Больше я никаких вопросов не задавал, поставив на деле крест. По существу, решение было не только целесообразно, но и необходимо. Суровость расправы показывала всем, что мы будем вести борьбу беспощадно, не останавливаясь ни перед чем. Казнь царской семьи нужна была не просто для того, чтобы запугать, ужаснуть, лишить надежды врага, но и для того, чтобы встряхнуть собственные ряды, показать, что отступления нет, что впереди полная победа или полная гибель. В интеллигентских кругах партии, вероятно, были сомнения и покачивания головами. Но массы рабочих и солдат не сомневались ни минуты: никакого другого решения они не поняли бы и не приняли бы.

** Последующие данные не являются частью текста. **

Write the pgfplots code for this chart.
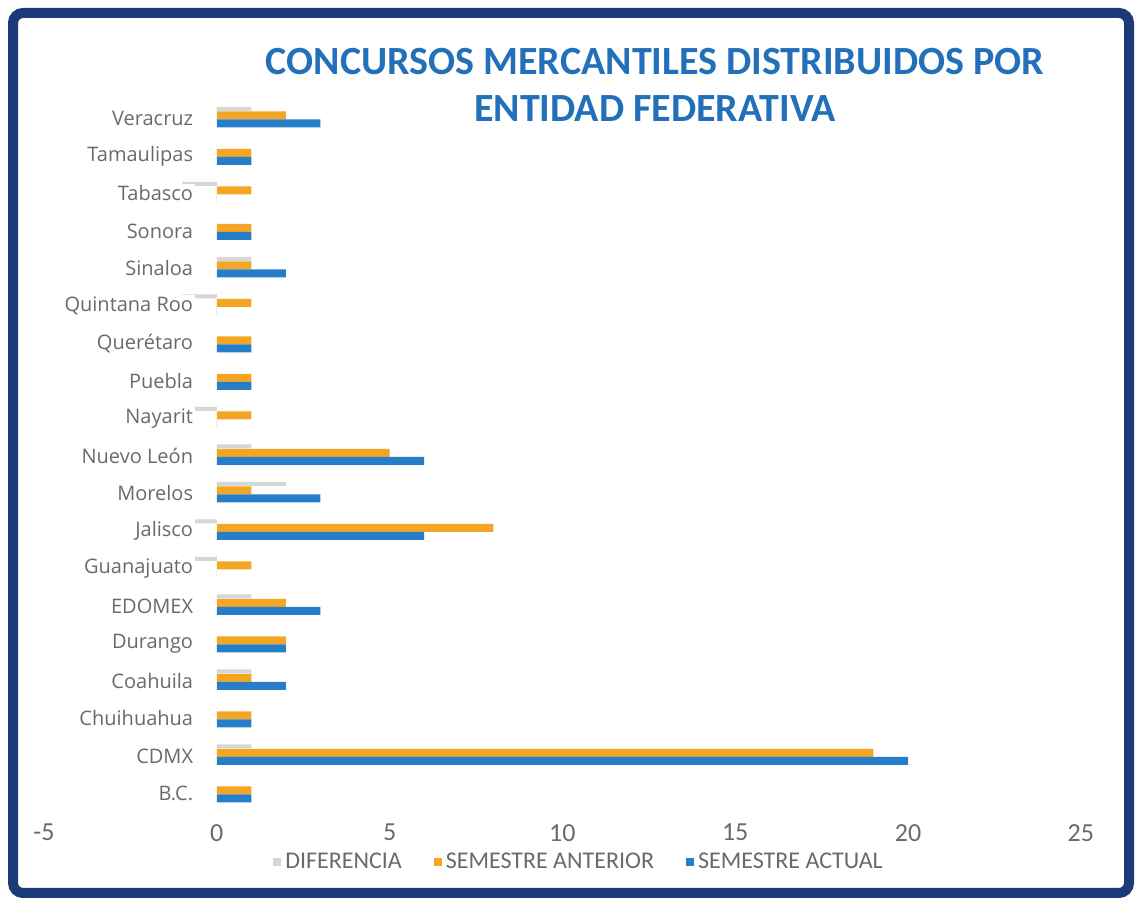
\documentclass[border=0pt]{standalone}
\usepackage{fontspec}
\setmainfont{Carlito}
\newfontfamily\catfont{Open Sans}
\usepackage{pgfplots}
\pgfplotsset{compat=1.18}

\definecolor{frameblue}{HTML}{1B3A78}
\definecolor{titleblue}{HTML}{2370BA}
\definecolor{dif}{HTML}{D6D6D6}
\definecolor{ant}{HTML}{F3A623}
\definecolor{act}{HTML}{267DC8}
\definecolor{txtgray}{HTML}{6A6A6A}

\begin{document}
\begin{tikzpicture}
\useasboundingbox (0,0) rectangle (567.5pt,449pt);
\fill[white] (0,0) rectangle (567.5pt,449pt);
\begin{axis}[
  at={(22pt,44.4pt)}, anchor=south west,
  scale only axis, width=518.4pt, height=356.25pt,
  axis on top,
  xbar, bar width=4pt,
  xmin=-5, xmax=25, xtick={-5,0,...,25},
  ymin=-0.5, ymax=18.5,
  ytick={0,...,18},
  yticklabels={B.C., CDMX, Chuihuahua, Coahuila, Durango, EDOMEX, Guanajuato,
    Jalisco, Morelos, Nuevo León, Nayarit, Puebla, Querétaro, Quintana Roo,
    Sinaloa, Sonora, Tabasco, Tamaulipas, Veracruz},
  axis line style={draw=none}, tick style={draw=none},
  yticklabel style={font=\catfont\fontsize{10}{12}\selectfont, text=txtgray,
    fill=white, inner sep=1pt, xshift=80pt, yshift=-1.5pt},
  xticklabel style={font=\fontsize{13}{15}\selectfont, text=txtgray, yshift=-4pt},
  /pgf/number format/assume math mode=true,
  legend style={at={(0.517,-0.074)}, anchor=center, draw=none, fill=none,
    legend columns=3, font=\fontsize{12}{14}\selectfont, text=txtgray,
    /tikz/every even column/.append style={column sep=14pt}},
  legend image code/.code={\fill[#1] (0pt,-2pt) rectangle (4pt,2pt);},
]
\addplot[fill=dif, draw=none, bar width=2pt, bar shift=3.3pt] coordinates {
  (0,0) (1,1) (0,2) (1,3) (0,4) (1,5) (-1,6) (-2,7) (2,8) (1,9)
  (-1,10) (0,11) (0,12) (-1,13) (1,14) (0,15) (-1,16) (0,17) (1,18)};
\addlegendentry{DIFERENCIA}
\addplot[fill=ant, draw=none, bar shift=0pt] coordinates {
  (1,0) (19,1) (1,2) (1,3) (2,4) (2,5) (1,6) (8,7) (1,8) (5,9)
  (1,10) (1,11) (1,12) (1,13) (1,14) (1,15) (1,16) (1,17) (2,18)};
\addlegendentry{SEMESTRE ANTERIOR}
\addplot[fill=act, draw=none, bar shift=-4pt] coordinates {
  (1,0) (20,1) (1,2) (2,3) (2,4) (3,5) (0,6) (6,7) (3,8) (6,9)
  (0,10) (1,11) (1,12) (0,13) (2,14) (1,15) (0,16) (1,17) (3,18)};
\addlegendentry{SEMESTRE ACTUAL}
\end{axis}
\node[anchor=base, text=titleblue, font=\bfseries\fontsize{20}{24}\selectfont]
  at (327.5pt,411.5pt) {CONCURSOS MERCANTILES DISTRIBUIDOS POR};
\node[anchor=base, text=titleblue, font=\bfseries\fontsize{20}{24}\selectfont]
  at (327.5pt,388pt) {ENTIDAD FEDERATIVA};
\draw[frameblue, line width=5pt, rounded corners=5pt] (6.5pt,2.5pt) rectangle (564.5pt,442.5pt);
\end{tikzpicture}
\end{document}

Это Ленин хорошо чувствовал: способность думать и чувствовать за массу и с массой была ему в высшей мере свойственна, особенно на великих исторических поворотах…

В «Последних новостях» я читал, уже будучи за границей, описание расстрела, сожжения тел и пр. Что во всем этом верно, что вымышлено, не имею ни малейшего представления, так как никогда не интересовался тем, как произведена была казнь и, признаться, не понимаю этого интереса».